*REQUEST*
Skip all pictures. Write out the data below from its first line through the line that contains "1.425, 1.365, 1.29];".

== RECORDS FOR THE TASK

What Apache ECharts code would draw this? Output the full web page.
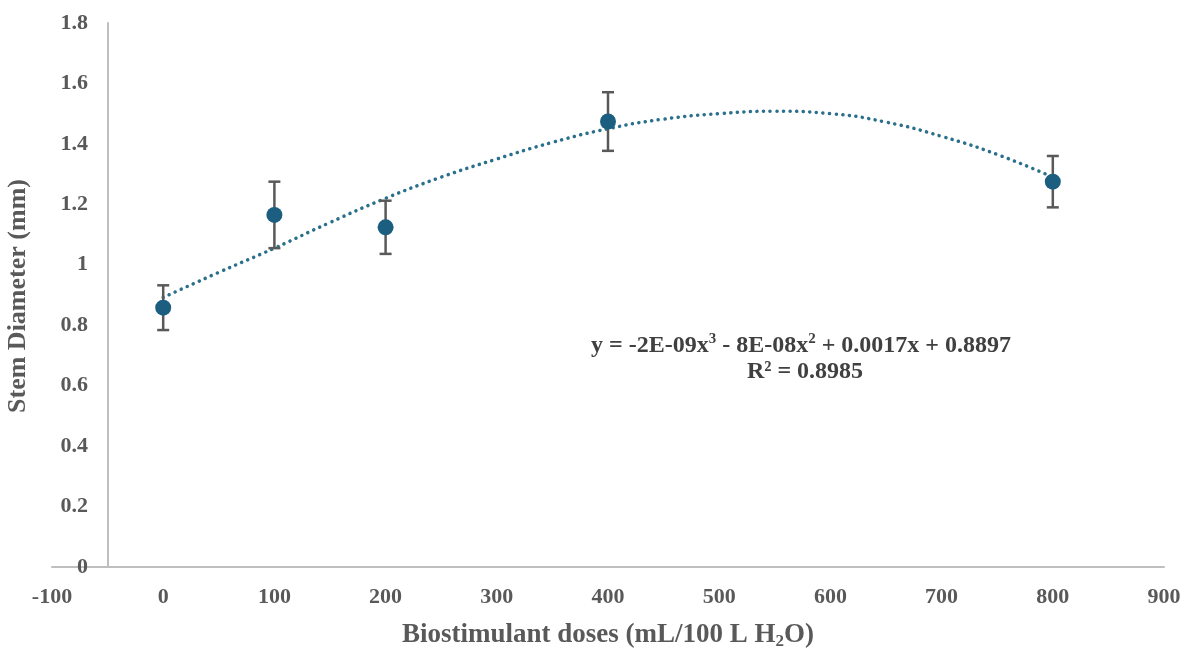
<!DOCTYPE html>
<html>
<head>
<meta charset="utf-8">
<script src="https://cdn.jsdelivr.net/npm/echarts@6/dist/echarts.min.js"></script>
<style>
  html, body { margin: 0; padding: 0; background: #fff; }
  #chart { width: 1194px; height: 650px; }
</style>
</head>
<body>
<div id="chart"></div>
<script>
// measured points (dose, mean stem diameter, error)
var doses = [0, 100, 200, 400, 800];
var means = [0.858, 1.165, 1.124, 1.474, 1.275];
var errs  = [0.074, 0.11, 0.088, 0.097, 0.085];

// polynomial trendline
var trendX = [0, 50, 100, 150, 200, 250, 300, 350, 400, 450, 500, 550, 600, 650, 700, 750, 800];
var trendY = [0.892, 0.975, 1.055, 1.14, 1.22, 1.29, 1.35, 1.405, 1.45, 1.482, 1.5, 1.508, 1.5, 1.472, 1.425, 1.365, 1.29];

var xTicks = [-100, 0, 100, 200, 300, 400, 500, 600, 700, 800, 900];
var yTicks = [0, 0.2, 0.4, 0.6, 0.8, 1, 1.2, 1.4, 1.6, 1.8];

var labelColor = '#595959';
var axisColor = '#bfbfbf';
var pointColor = '#1b5e80';
var font = '"Liberation Serif", "Times New Roman", serif';

var chart = echarts.init(document.getElementById('chart'));

var pts = doses.map(function (d, i) { return [d, means[i]]; });
var errData = doses.map(function (d, i) { return [d, means[i] - errs[i], means[i] + errs[i]]; });
var trend = trendX.map(function (x, i) { return [x, trendY[i]]; });

var option = {
  animation: false,
  backgroundColor: '#fff',
  grid: { left: 52, right: 30, top: 23, bottom: 83, outerBoundsMode: 'none', containLabel: false },
  xAxis: {
    type: 'value',
    min: xTicks[0], max: xTicks[xTicks.length - 1], interval: 100,
    splitLine: { show: false },
    axisTick: { show: false },
    axisLine: { onZero: false, lineStyle: { color: axisColor, width: 2 } },
    axisLabel: { color: labelColor, fontFamily: font, fontWeight: 'bold', fontSize: 22, margin: 19 },
    name: '{a|Biostimulant doses (mL/100 L H}{s|2}{a|O)}',
    nameLocation: 'middle',
    nameGap: 53,
    nameTextStyle: {
      rich: {
        a: { color: labelColor, fontFamily: font, fontWeight: 'bold', fontSize: 27, lineHeight: 30 },
        s: { color: labelColor, fontFamily: font, fontWeight: 'bold', fontSize: 17, lineHeight: 30, verticalAlign: 'bottom', padding: [10, 0, 0, 0] }
      }
    }
  },
  yAxis: {
    type: 'value',
    min: yTicks[0], max: yTicks[yTicks.length - 1], interval: 0.2,
    offset: -56,
    splitLine: { show: false },
    axisTick: { show: false },
    axisLine: { show: true, onZero: false, lineStyle: { color: axisColor, width: 2 } },
    axisLabel: { color: labelColor, fontFamily: font, fontWeight: 'bold', fontSize: 22, margin: 20 }
  },
  graphic: [
    {
      type: 'text', x: 18, y: 296, rotation: Math.PI / 2,
      style: {
        text: 'Stem Diameter (mm)', fill: labelColor, font: 'bold 26px ' + font,
        align: 'center', verticalAlign: 'middle'
      }
    },
    {
      type: 'text', x: 801, y: 346,
      style: {
        text: '{a|y = -2E-09x}{p|3}{a| - 8E-08x}{p|2}{a| + 0.0017x + 0.8897}',
        align: 'center', verticalAlign: 'middle',
        rich: {
          a: { fill: '#404040', font: 'bold 24px ' + font, lineHeight: 28 },
          p: { fill: '#404040', font: 'bold 15px ' + font, lineHeight: 28, verticalAlign: 'top', padding: [0, 0, 10, 0] }
        }
      }
    },
    {
      type: 'text', x: 805, y: 372,
      style: {
        text: 'R² = 0.8985', fill: '#404040', font: 'bold 24px ' + font,
        align: 'center', verticalAlign: 'middle'
      }
    }
  ],
  series: [
    {
      type: 'line',
      data: trend,
      smooth: true,
      showSymbol: false,
      z: 2,
      lineStyle: { color: '#2a6f8c', width: 3.5, type: [0.1, 6.5], cap: 'round' }
    },
    {
      type: 'custom',
      data: errData,
      z: 3,
      renderItem: function (params, api) {
        var x = api.value(0);
        var lo = api.coord([x, api.value(1)]);
        var hi = api.coord([x, api.value(2)]);
        var w = 6;
        var st = { stroke: '#595959', lineWidth: 2.5 };
        return {
          type: 'group',
          children: [
            { type: 'line', shape: { x1: lo[0], y1: lo[1], x2: hi[0], y2: hi[1] }, style: st },
            { type: 'line', shape: { x1: lo[0] - w, y1: lo[1], x2: lo[0] + w, y2: lo[1] }, style: st },
            { type: 'line', shape: { x1: hi[0] - w, y1: hi[1], x2: hi[0] + w, y2: hi[1] }, style: st }
          ]
        };
      }
    },
    {
      type: 'scatter',
      data: pts,
      symbol: 'circle',
      symbolSize: 16,
      z: 4,
      itemStyle: { color: pointColor, opacity: 1 }
    }
  ]
};

chart.setOption(option);
</script>
</body>
</html>
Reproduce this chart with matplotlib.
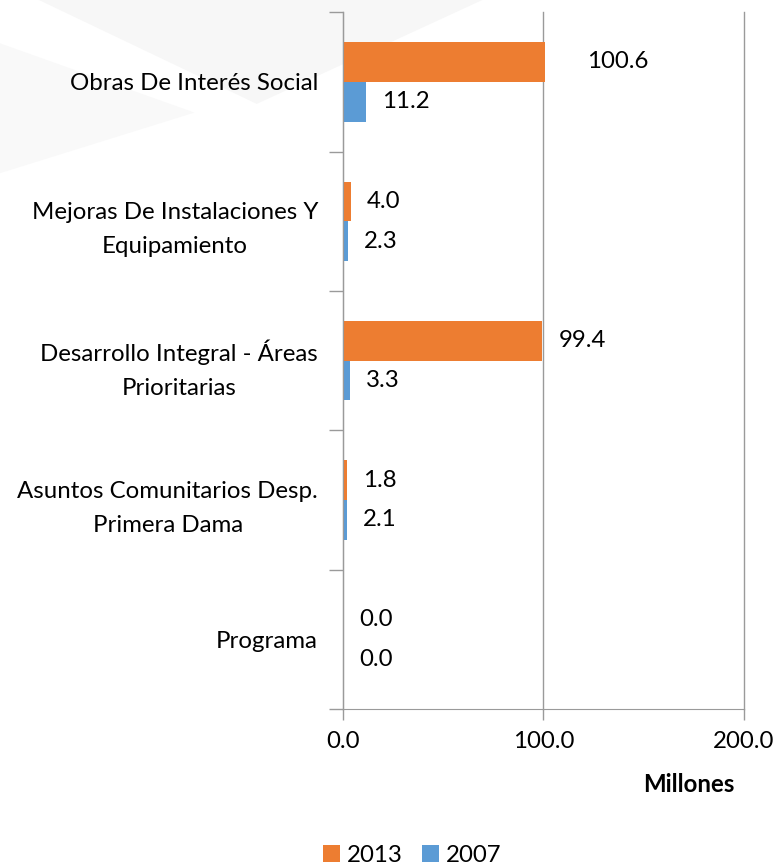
import matplotlib.pyplot as plt
from matplotlib.patches import Polygon
import numpy as np

plt.rcParams["font.family"] = ["Lato", "DejaVu Sans"]

categories = [
    "Obras De Interés Social",
    "Mejoras De Instalaciones Y\nEquipamiento",
    "Desarrollo Integral - Áreas\nPrioritarias",
    "Asuntos Comunitarios Desp.\nPrimera Dama",
    "Programa",
]
values_2013 = [100.6, 4.0, 99.4, 1.8, 0.0]
values_2007 = [11.2, 2.3, 3.3, 2.1, 0.0]
xticks = [0, 100, 200]

orange = "#ED7D31"
blue = "#5B9BD5"
grid = "#9a9a9a"
fs = 17.3

fig = plt.figure(figsize=(7.78, 8.66), dpi=100)

# faint background watermark
bg = fig.add_axes([0, 0, 1, 1], zorder=-1)
bg.set_xlim(0, 1)
bg.set_ylim(0, 1)
bg.axis("off")
bg.add_patch(Polygon([[0.05, 1], [0.62, 1], [0.33, 0.88]], closed=True, color="#f7f7f7", lw=0))
bg.add_patch(Polygon([[0, 0.95], [0.25, 0.87], [0, 0.80]], closed=True, color="#f9f9f9", lw=0))

ax = fig.add_axes([0.441, 0.181, 0.515, 0.805])
ax.patch.set_alpha(0)

y = np.arange(len(categories))
h = 0.285
ax.barh(y - h / 2, values_2013, height=h, color=orange, label="2013", zorder=3)
ax.barh(y + h / 2, values_2007, height=h, color=blue, label="2007", zorder=3)

for yi, v in zip(y - h / 2, values_2013):
    off = 21 if 100 <= v < 110 else 8.0
    ax.text(v + off, yi, f"{v:.1f}", va="center", ha="left", fontsize=fs)
for yi, v in zip(y + h / 2, values_2007):
    ax.text(v + 8.0, yi, f"{v:.1f}", va="center", ha="left", fontsize=fs)

ax.set_xlim(0, 200)
ax.set_ylim(len(categories) - 0.5, -0.5)
ax.set_xticks(xticks)
ax.set_xticklabels([f"{t:.1f}" for t in xticks], fontsize=fs)
ax.set_yticks(y)
ax.set_yticklabels(categories, fontsize=fs)
for lab in ax.get_yticklabels():
    lab.set_multialignment("center")
    lab.set_linespacing(1.75)
ax.set_yticks(np.arange(-0.5, len(categories)), minor=True)
ax.tick_params(axis="y", which="major", length=0, pad=18)
ax.tick_params(axis="y", which="minor", length=10, color=grid, width=1)
ax.tick_params(axis="x", length=8, color=grid, width=1, pad=8)
ax.xaxis.grid(True, color=grid, lw=1, zorder=0)
for line in ax.get_xgridlines():
    line.set_clip_on(False)
for s in ["top", "right"]:
    ax.spines[s].set_visible(False)
for s in ["left", "bottom"]:
    ax.spines[s].set_color(grid)
    ax.spines[s].set_zorder(4)

fig.text(0.885, 0.094, "Millones", fontsize=fs, fontweight="bold", ha="center", va="center")

fig.legend(loc="center", bbox_to_anchor=(0.53, 0.012), ncol=2, frameon=False,
           fontsize=fs, handlelength=0.7, handleheight=0.7, handletextpad=0.3,
           columnspacing=0.8)

fig.savefig("out.png", dpi=100)
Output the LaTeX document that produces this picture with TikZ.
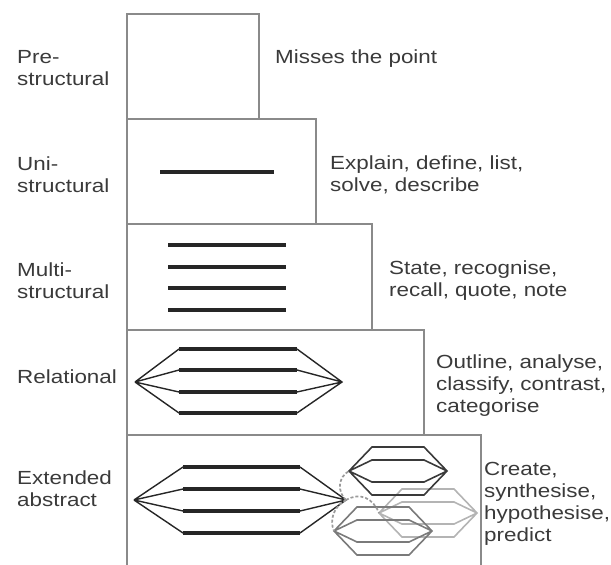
\documentclass[tikz,border=0pt]{standalone}
\usepackage{fontspec}
\setmainfont{Liberation Sans}[FakeStretch=1.18]
\definecolor{boxc}{HTML}{8A8A8A}
\definecolor{inkc}{HTML}{262626}
\definecolor{txtc}{HTML}{3A3A3A}
\definecolor{hexA}{HTML}{3A3A3A}
\definecolor{hexB}{HTML}{7A7A7A}
\definecolor{hexC}{HTML}{B4B4B4}
\definecolor{dotc}{HTML}{9A9A9A}
\tikzset{
  lbl/.style={inner sep=0pt, anchor=base west, align=left, text=txtc,
    font=\fontsize{19}{22}\selectfont},
  levelbox/.style={draw=boxc, line width=1.3pt},
  barline/.style={draw=inkc, line width=3.6pt},
  thinline/.style={draw=inkc, line width=1.4pt, line join=miter},
  linkcurve/.style={draw=dotc, line width=1.7pt, densely dashed},
  pics/minihex/.style={code={
    \draw[line width=1.6pt, draw=#1, line join=miter]
      (-49,0) -- (-26,-24) -- (26,-24) -- (49,0) -- (26,24) -- (-26,24) -- cycle
      (-49,0) -- (-26,-11) -- (26,-11) -- (49,0)
      (-49,0) -- (-26,11) -- (26,11) -- (49,0);
  }}
}
\begin{document}
\begin{tikzpicture}[x=1pt,y=-1pt]
\useasboundingbox (0,0) rectangle (611,565);
% level boxes
\draw[levelbox] (127,14) rectangle (259,119);
\draw[levelbox] (127,119) rectangle (316,224);
\draw[levelbox] (127,224) rectangle (372,330);
\draw[levelbox] (127,330) rectangle (424,435);
\draw[levelbox] (127,566) -- (127,435) -- (481,435) -- (481,566);
% uni-structural
\draw[barline] (160,172) -- (274,172);
% multi-structural
\foreach \yy in {245,267,288,310} \draw[barline] (168,\yy) -- (286,\yy);
% relational
\coordinate (rl) at (135,382);
\coordinate (rr) at (342,382);
\draw[thinline] (rl) -- (179,349) (297,349) -- (rr) -- (297,413) (179,413) -- (rl)
  (rl) -- (179,370) (297,370) -- (rr) (rl) -- (179,392) (297,392) -- (rr);
\foreach \yy in {349,370,392,413} \draw[barline] (179,\yy) -- (297,\yy);
% extended abstract
\coordinate (el) at (134,500);
\coordinate (er) at (346,500);
\draw[thinline] (el) -- (183,467) (300,467) -- (er) -- (300,533) (183,533) -- (el)
  (el) -- (183,489) (300,489) -- (er) (el) -- (183,511) (300,511) -- (er);
\foreach \yy in {467,489,511,533} \draw[barline] (183,\yy) -- (300,\yy);
% small hexagons
\pic at (428,513) {minihex=hexC};
\pic at (383,531) {minihex=hexB};
\pic at (398,471) {minihex=hexA};
\coordinate (al) at (349,471);
\coordinate (bl) at (334,531);
\coordinate (cl) at (379,513);
\draw[linkcurve] (er) .. controls (337,492) and (338,477) .. (al);
\draw[linkcurve] (er) .. controls (334,506) and (329,520) .. (bl);
\draw[linkcurve] (er) .. controls (360,492) and (373,498) .. (cl);
% left labels
\node[lbl] (lpre) at (17,85) {Pre-\\structural};
\node[lbl] (luni) at (17,192) {Uni-\\structural};
\node[lbl] (lmulti) at (17,298) {Multi-\\structural};
\node[lbl] (lrel) at (17,383) {Relational};
\node[lbl] (lext) at (17,506) {Extended\\abstract};
% right labels
\node[lbl] (rpre) at (275,63) {Misses the point};
\node[lbl] (runi) at (330,191) {Explain, define, list,\\solve, describe};
\node[lbl] (rmulti) at (389,296) {State, recognise,\\recall, quote, note};
\node[lbl] (rrel) at (436,412) {Outline, analyse,\\classify, contrast,\\categorise};
\node[lbl] (rext) at (484,541) {Create,\\synthesise,\\hypothesise,\\predict};
\end{tikzpicture}
\end{document}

====

*TASK RESPONSE*
What Apache ECharts code would draw this? Output the full web page.
<!DOCTYPE html>
<html>
<head>
<meta charset="utf-8">
<script src="https://cdn.jsdelivr.net/npm/echarts@6/dist/echarts.min.js"></script>
<style>
  html, body { margin: 0; padding: 0; background: #fff; }
  #chart { width: 1194px; height: 650px; }
</style>
</head>
<body>
<div id="chart"></div>
<script>
// measured points (dose, mean stem diameter, error)
var doses = [0, 100, 200, 400, 800];
var means = [0.858, 1.165, 1.124, 1.474, 1.275];
var errs  = [0.074, 0.11, 0.088, 0.097, 0.085];

// polynomial trendline
var trendX = [0, 50, 100, 150, 200, 250, 300, 350, 400, 450, 500, 550, 600, 650, 700, 750, 800];
var trendY = [0.892, 0.975, 1.055, 1.14, 1.22, 1.29, 1.35, 1.405, 1.45, 1.482, 1.5, 1.508, 1.5, 1.472, 1.425, 1.365, 1.29];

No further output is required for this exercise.